问题
How do I recursively compare two directories (comparison should be based only on file name) and print out files/folders only in one or the other directory?
I'm using Python 3.3.
I've seen the filecmp
module, however, it doesn't seem to quite do what I need. Most importantly, it compares files based on more than just the filename.
Here's what I've got so far:
import filecmp
dcmp = filecmp.dircmp('./dir1', './dir2')
dcmp.report_full_closure()
dir1
looks like this:
dir1
- atextfile.txt
- anotherfile.xml
- afolder
- testscript.py
- anotherfolder
- file.txt
- athirdfolder
And dir2
looks like this:
dir2
- atextfile.txt
- afolder
- testscript.py
- anotherfolder
- file.txt
- file2.txt
I want results to look something like:
files/folders only in dir1
* anotherfile.xml
* athirdfolder
files/folders only in dir2
* anotherfolder/file2.txt
I need a simple pythonic way to compare two directoies based only on file/folder name, and print out differences.
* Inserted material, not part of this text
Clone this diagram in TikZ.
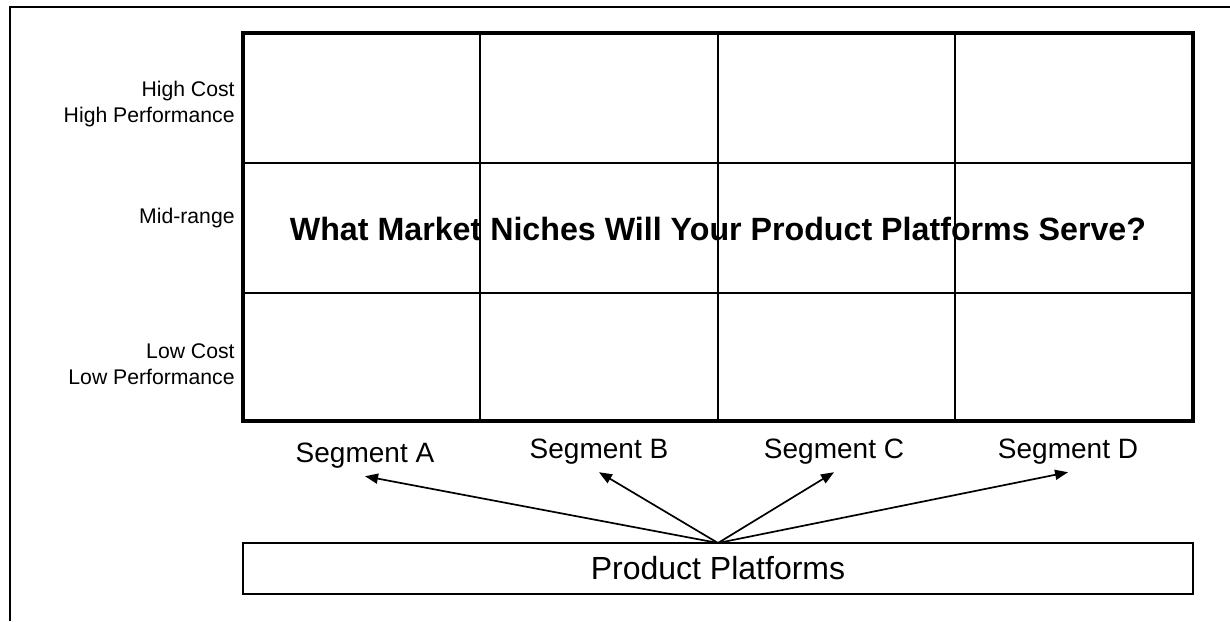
\documentclass[tikz,border=0pt]{standalone}
\usepackage{fontspec}
\setmainfont{Liberation Sans}
\usetikzlibrary{positioning,arrows.meta}

\begin{document}
\begin{tikzpicture}[
  x=0.5pt, y=-0.5pt,
  frameline/.style={line width=1pt},
  gridbox/.style={draw,line width=1.6pt,outer sep=0pt,minimum width=475pt,minimum height=194pt},
  cellline/.style={line width=0.8pt},
  level/.style={font=\fontsize{10.6}{13}\selectfont,align=right,anchor=east,inner sep=0pt},
  question/.style={font=\fontsize{16.1}{19}\selectfont\bfseries,anchor=base,inner sep=0pt},
  segment/.style={font=\fontsize{14}{17}\selectfont,anchor=base,inner sep=0pt},
  platform/.style={draw,line width=1.3pt,outer sep=0pt,minimum width=475pt,minimum height=25.5pt,font=\fontsize{16}{19}\selectfont},
  every edge/.style={draw,line width=0.85pt,-{Triangle[length=6.5pt,width=5pt]}},
]
  \useasboundingbox (0,0) rectangle (1230,621);

  % Outer frame
  \draw[frameline] (1230,7) -- (10,7) -- (10,621);

  % Niche grid
  \node[gridbox] (grid) at (718,227) {};
  \foreach \x in {480,718,955}
    \draw[cellline] (\x,33) -- (\x,421);
  \foreach \y in {163,293}
    \draw[cellline] (243,\y) -- (1193,\y);

  % Price / performance levels
  \node[level] (high) at (235,104) {High Cost\\High Performance};
  \node[level] (mid) at (235,218) {Mid-range};
  \node[level] (low) at (235,364) {Low Cost\\Low Performance};

  % Question
  \node[question] (niches) at (718,240) {What Market Niches Will Your Product Platforms Serve?};

  % Segments
  \node[segment] (segA) at (365,462) {Segment A};
  \node[segment] (segB) at (599,458) {Segment B};
  \node[segment] (segC) at (834,458) {Segment C};
  \node[segment] (segD) at (1068,458) {Segment D};

  % Platforms
  \node[platform,below=61pt of grid] (platforms) {Product Platforms};
  \coordinate (hub) at (platforms.north);
  \coordinate[below=4pt of segA] (tipA);
  \coordinate[below=4pt of segB] (tipB);
  \coordinate[below=4pt of segC] (tipC);
  \coordinate[below=4pt of segD] (tipD);

  % Edges: platforms to segments
  \path (hub) edge (tipA);
  \path (hub) edge (tipB);
  \path (hub) edge (tipC);
  \path (hub) edge (tipD);
\end{tikzpicture}
\end{document}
Also, I need a way to check whether the directories are identical or not.
Note: I have searched on stackoverflow and google for something like this. I see lots of examples of how to compare files taking into account the file content, but I can't find anything about just file names.
回答1:
My solution uses the set() type to store relative paths. Then comparison is just a matter of set subtraction.
import os
import re
def build_files_set(rootdir):
root_to_subtract = re.compile(r'^.*?' + rootdir + r'[\\/]{0,1}')
files_set = set()
for (dirpath, dirnames, filenames) in os.walk(rootdir):
for filename in filenames + dirnames:
full_path = os.path.join(dirpath, filename)
relative_path = root_to_subtract.sub('', full_path, count=1)
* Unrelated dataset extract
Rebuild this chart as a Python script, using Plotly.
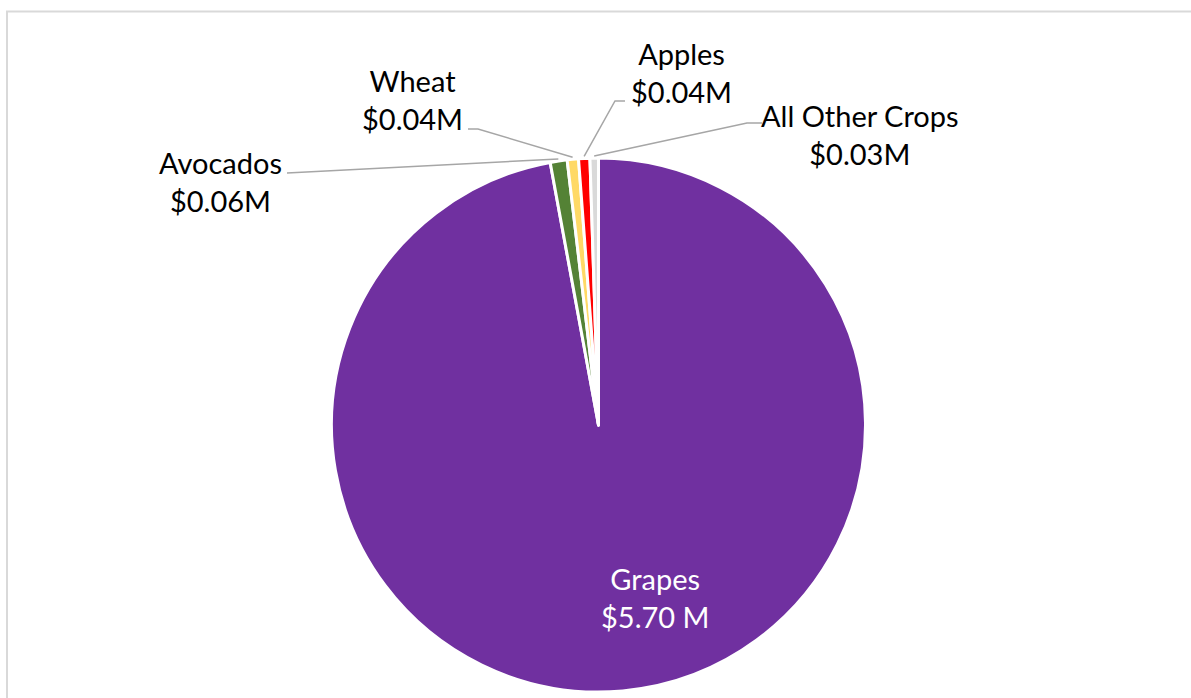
import math
import plotly.graph_objects as go

# ---- data ----
labels = ["Grapes", "Avocados", "Wheat", "Apples", "All Other Crops"]
values = [5.70, 0.06, 0.04, 0.04, 0.03]
value_text = ["$5.70 M", "$0.06M", "$0.04M", "$0.04M", "$0.03M"]
colors = ["#7030A0", "#548235", "#FFD966", "#FF0000", "#D9D9D9"]

# ---- layout constants (pixels) ----
W, H = 1191, 698
CX, CY, R = 598.5, 425, 267
FONT = "Lato, Carlito, Calibri, sans-serif"
FS = 29

label_pos = {
    "Grapes": (655, 597),
    "Avocados": (220, 182),
    "Wheat": (412, 100),
    "Apples": (681, 72),
    "All Other Crops": (860, 134),
}
elbows = {
    "Avocados": [(287, 173)],
    "Wheat": [(468, 129), (478, 129)],
    "Apples": [(625, 101), (615, 101)],
    "All Other Crops": [(762, 123), (747, 123)],
}


def px(x):
    return x / W


def py(y):
    return 1 - y / H


dom_x = [px(CX - R), px(CX + R)]
dom_y = [py(CY + R), py(CY - R)]

fig = go.Figure(
    go.Pie(
        labels=labels,
        values=values,
        sort=False,
        direction="clockwise",
        rotation=0,
        textinfo="none",
        marker=dict(colors=colors, line=dict(color="white", width=3)),
        domain=dict(x=dom_x, y=dom_y),
        showlegend=False,
        hoverinfo="label+value",
    )
)

annotations = []
shapes = []
total = sum(values)
cum = 0.0
for lab, val, vt in zip(labels, values, value_text):
    mid = (cum + val / 2) / total * 2 * math.pi
    cum += val
    lx, ly = label_pos[lab]
    color = "white" if lab == "Grapes" else "black"
    annotations.append(
        dict(
            x=px(lx), y=py(ly), xref="paper", yref="paper",
            text=f"{lab}<br>{vt}", showarrow=False,
            xanchor="center", yanchor="middle",
            font=dict(family=FONT, size=FS, color=color),
        )
    )
    if lab in elbows:
        ex = CX + (R + 2) * math.sin(mid)
        ey = CY - (R + 2) * math.cos(mid)
        pts = elbows[lab] + [(ex, ey)]
        path = "M " + " L ".join(f"{px(x):.5f},{py(y):.5f}" for x, y in pts)
        shapes.append(
            dict(type="path", xref="paper", yref="paper", path=path,
                 line=dict(color="#A6A6A6", width=1.5))
        )

# chart frame (top and left edges visible)
shapes.append(dict(type="line", xref="paper", yref="paper",
                   x0=px(6), x1=1.0, y0=py(11.5), y1=py(11.5),
                   line=dict(color="#D9D9D9", width=2)))
shapes.append(dict(type="line", xref="paper", yref="paper",
                   x0=px(7), x1=px(7), y0=py(11.5), y1=0.0,
                   line=dict(color="#D9D9D9", width=2)))

fig.update_layout(
    width=W, height=H,
    margin=dict(l=0, r=0, t=0, b=0),
    paper_bgcolor="white",
    plot_bgcolor="white",
    annotations=annotations,
    shapes=shapes,
    font=dict(family=FONT),
)

fig.write_html("out.html")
files_set.add(relative_path)
return files_set
def compare_directories(dir1, dir2):
files_set1 = build_files_set(dir1)
files_set2 = build_files_set(dir2)
return (files_set1 - files_set2, files_set2 - files_set1)
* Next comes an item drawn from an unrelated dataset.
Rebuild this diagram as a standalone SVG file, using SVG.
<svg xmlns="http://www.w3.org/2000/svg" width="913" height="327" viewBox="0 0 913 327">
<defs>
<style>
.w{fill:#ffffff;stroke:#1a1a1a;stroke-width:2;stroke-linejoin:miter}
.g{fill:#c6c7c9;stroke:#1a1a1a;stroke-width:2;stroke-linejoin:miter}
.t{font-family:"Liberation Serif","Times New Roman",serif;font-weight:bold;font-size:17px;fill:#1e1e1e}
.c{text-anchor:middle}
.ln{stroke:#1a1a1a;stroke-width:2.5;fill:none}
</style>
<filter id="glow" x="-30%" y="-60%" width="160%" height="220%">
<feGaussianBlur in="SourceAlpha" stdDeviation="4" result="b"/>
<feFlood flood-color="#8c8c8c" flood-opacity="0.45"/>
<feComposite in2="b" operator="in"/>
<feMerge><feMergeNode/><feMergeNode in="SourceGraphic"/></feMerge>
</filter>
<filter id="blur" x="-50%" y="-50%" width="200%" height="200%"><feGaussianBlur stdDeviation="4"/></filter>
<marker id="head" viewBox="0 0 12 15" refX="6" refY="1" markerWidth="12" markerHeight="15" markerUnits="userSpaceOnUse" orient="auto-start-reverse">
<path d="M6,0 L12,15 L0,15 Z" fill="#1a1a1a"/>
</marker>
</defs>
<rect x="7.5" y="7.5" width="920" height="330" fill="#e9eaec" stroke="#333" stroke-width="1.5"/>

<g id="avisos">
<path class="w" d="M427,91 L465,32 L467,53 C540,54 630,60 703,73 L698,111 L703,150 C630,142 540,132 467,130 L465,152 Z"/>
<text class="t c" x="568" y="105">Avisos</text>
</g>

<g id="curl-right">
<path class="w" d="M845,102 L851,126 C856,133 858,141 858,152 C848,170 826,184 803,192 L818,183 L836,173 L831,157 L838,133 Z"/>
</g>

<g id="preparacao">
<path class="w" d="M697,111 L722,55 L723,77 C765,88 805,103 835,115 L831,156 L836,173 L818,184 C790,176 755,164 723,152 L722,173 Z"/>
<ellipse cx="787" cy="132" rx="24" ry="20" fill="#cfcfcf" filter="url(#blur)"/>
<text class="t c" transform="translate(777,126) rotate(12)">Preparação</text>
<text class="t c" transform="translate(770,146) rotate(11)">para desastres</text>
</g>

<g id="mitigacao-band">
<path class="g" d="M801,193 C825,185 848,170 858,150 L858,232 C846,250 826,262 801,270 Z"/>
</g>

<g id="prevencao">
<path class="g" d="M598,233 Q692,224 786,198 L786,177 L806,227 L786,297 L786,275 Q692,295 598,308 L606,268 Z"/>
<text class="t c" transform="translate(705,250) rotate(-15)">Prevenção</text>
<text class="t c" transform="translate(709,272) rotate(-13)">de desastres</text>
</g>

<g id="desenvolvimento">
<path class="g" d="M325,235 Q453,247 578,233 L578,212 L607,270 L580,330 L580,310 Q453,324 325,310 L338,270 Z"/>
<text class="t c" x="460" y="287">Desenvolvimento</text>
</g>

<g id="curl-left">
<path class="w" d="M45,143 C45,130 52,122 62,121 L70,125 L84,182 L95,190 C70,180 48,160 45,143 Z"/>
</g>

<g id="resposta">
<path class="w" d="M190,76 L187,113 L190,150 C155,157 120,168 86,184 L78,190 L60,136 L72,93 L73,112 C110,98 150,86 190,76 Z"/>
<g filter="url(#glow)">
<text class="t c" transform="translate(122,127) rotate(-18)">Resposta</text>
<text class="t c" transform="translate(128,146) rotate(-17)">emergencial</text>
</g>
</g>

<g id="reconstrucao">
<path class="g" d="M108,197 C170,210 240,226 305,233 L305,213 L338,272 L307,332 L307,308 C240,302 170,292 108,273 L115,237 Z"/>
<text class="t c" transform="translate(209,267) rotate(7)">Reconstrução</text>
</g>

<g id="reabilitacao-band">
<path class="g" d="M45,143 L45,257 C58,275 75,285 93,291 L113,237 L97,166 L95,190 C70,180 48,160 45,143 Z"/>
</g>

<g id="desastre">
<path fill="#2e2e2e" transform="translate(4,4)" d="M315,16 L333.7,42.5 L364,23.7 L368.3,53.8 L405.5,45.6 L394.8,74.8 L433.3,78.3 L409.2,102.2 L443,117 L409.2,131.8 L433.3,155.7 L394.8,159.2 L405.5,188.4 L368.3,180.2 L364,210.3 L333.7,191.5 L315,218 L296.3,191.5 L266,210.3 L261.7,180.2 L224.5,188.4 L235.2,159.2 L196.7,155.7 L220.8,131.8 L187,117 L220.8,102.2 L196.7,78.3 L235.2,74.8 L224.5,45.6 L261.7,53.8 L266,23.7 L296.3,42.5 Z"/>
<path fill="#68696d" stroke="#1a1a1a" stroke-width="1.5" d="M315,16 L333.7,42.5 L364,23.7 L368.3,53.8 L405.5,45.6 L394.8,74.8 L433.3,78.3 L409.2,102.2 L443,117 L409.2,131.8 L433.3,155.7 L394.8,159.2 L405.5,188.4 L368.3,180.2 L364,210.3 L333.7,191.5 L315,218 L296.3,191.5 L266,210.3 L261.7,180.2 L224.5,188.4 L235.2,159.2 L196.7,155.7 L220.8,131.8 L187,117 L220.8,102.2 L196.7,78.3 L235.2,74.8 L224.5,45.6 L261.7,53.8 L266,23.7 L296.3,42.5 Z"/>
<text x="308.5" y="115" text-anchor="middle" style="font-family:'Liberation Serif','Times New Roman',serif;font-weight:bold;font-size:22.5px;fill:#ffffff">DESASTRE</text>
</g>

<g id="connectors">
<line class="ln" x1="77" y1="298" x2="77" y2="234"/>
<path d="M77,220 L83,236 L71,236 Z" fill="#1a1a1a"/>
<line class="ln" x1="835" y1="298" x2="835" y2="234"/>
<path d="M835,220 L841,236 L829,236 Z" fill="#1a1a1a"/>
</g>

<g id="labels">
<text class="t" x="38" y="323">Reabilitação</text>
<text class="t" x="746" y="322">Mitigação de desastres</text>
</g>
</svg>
if __name__ == '__main__':
dir1 = 'old'
dir2 = 'new'
in_dir1, in_dir2 = compare_directories(dir1, dir2)
print '\nFiles only in {}:'.format(dir1)
for relative_path in in_dir1:
print '* {0}'.format(relative_path)
print '\nFiles only in {}:'.format(dir2)
for relative_path in in_dir2:
print '* {0}'.format(relative_path)
Discussion
The workhorse is the function build_files_set(). It traverse a directory and create a set of relative file/dir names
The function compare_directories() takes two set of files and return the diferences--very straight forward.
回答2:
Basic idea, use the os.walk method to populate dictionaries of filenames and then compare the dictionaries.
import os
from os.path import join
fpa = {}
for root, dirs, files in os.walk('/your/path'):
for name in files:
fpa[name] = 1
fpb = {}
for root, dirs, files in os.walk('/your/path2'):
for name in files:
fpb[name] = 1
print "files only in a"
for name in fpa.keys():
if not(name in fpb.keys()):
print name,"\n"
print "files only in b"
for name in fpb.keys():
if not(name in fpa.keys()):
print name,"\n"
I didn't test this so you may have to fix Also it can easily be refactored to avoid reuse
回答3:
Actually, filecmp
can and should be used for this, but you have to do a little coding.
- You give
filecmp.dircmp()
two directories, which it calls left and right. filecmp.dircmp.left_only
is a list of the files and dirs that are only in the left dir.filecmp.dircmp.right_only
is a list of the files and dirs that are only in the right dir.filecmp.dircmp.common_dirs
is a list of the dirs that are in both.
You can use those to build a simple recursive function for finding all the files and dirs that are not common to both trees.
Code:
from os.path import join
from filecmp import dircmp
def find_uncommon(L_dir, R_dir):
dcmp = dircmp(L_dir, R_dir)
L_only = [join(L_dir, f) for f in dcmp.left_only]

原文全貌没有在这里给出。